DVR footage from the Comet running 1800kV 6s 1000mah with HQ 5x4.8x3 V1s props and 100% available throttle this is also with the excellent foxeer lollipop 2 antenna before I lost it :(
DVR footage from the Comet running 1800kV 6s 1000mah with HQ 5x4.3x3 V1s props and an 85% maximum throttle limit. Antenna is a basic pagoda which is disappointing compared to the foxeer
Conclusions
When I started this build I noted the quality of the components but I've seen many quads before that have used good components and have been overly expensive or haven't taken advantage of them (or both). I'm pleased to say that the Comet is very sharly priced at $180 for the kit AND brings these elements together for a fast, well balanced and easy to tune racing quadcopter.
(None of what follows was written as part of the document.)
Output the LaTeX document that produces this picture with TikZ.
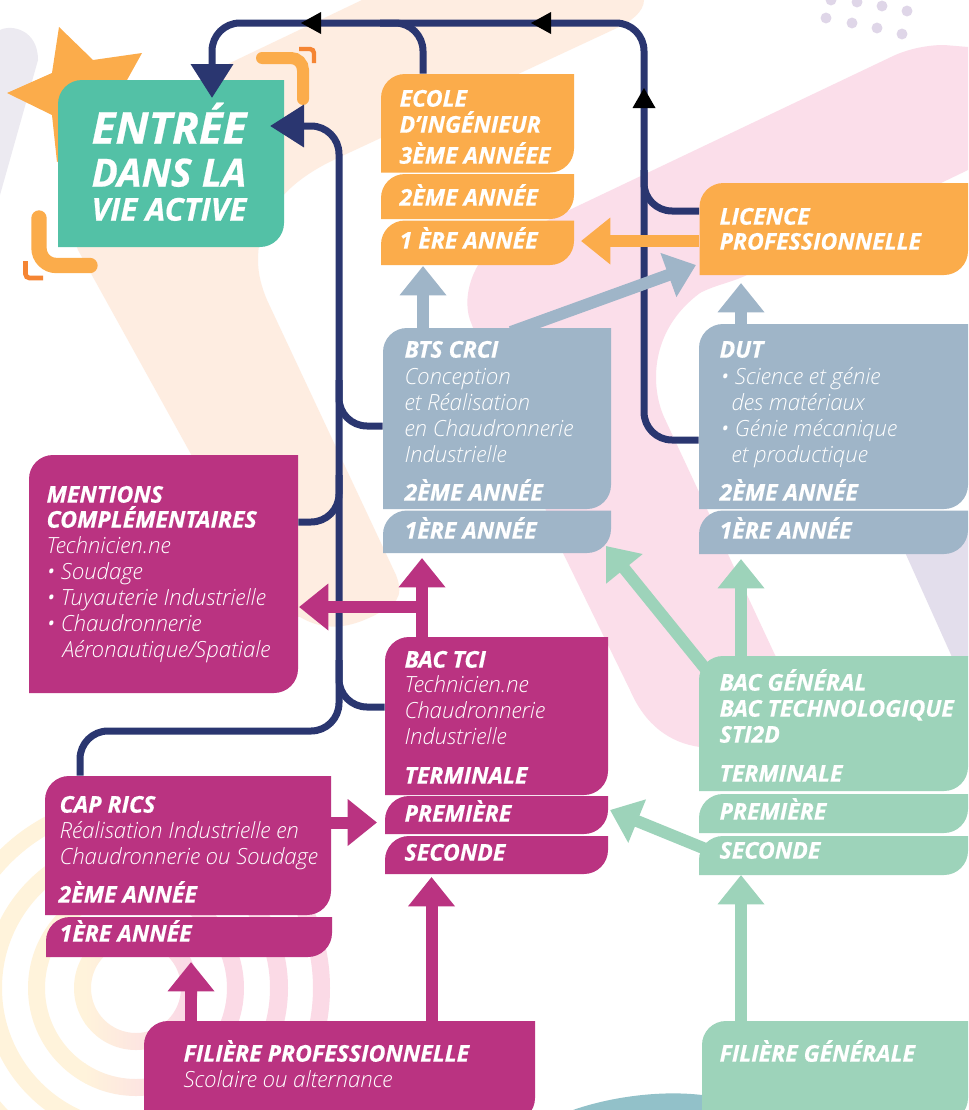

There will be obvious comparisons to other well prepared 5" racing quads like the Emax Hawk 5 (review here) and HGLRC Batman but these are significantly more expensive: $230-250 and $280-300 respectively. Additionally they do not support 6s out of the box either. There are a few minor cosmetic issues I have with the frame as above but outside of that, I'd recommend this as the best value racing quad presently available for beginner tomoderate/advanced pilots. Note the kit (build it yourself) is $180 or you can buy preassembled without a receiver for $200, with an XM+ receiver for $210 or with an r-xsr receiver for $220.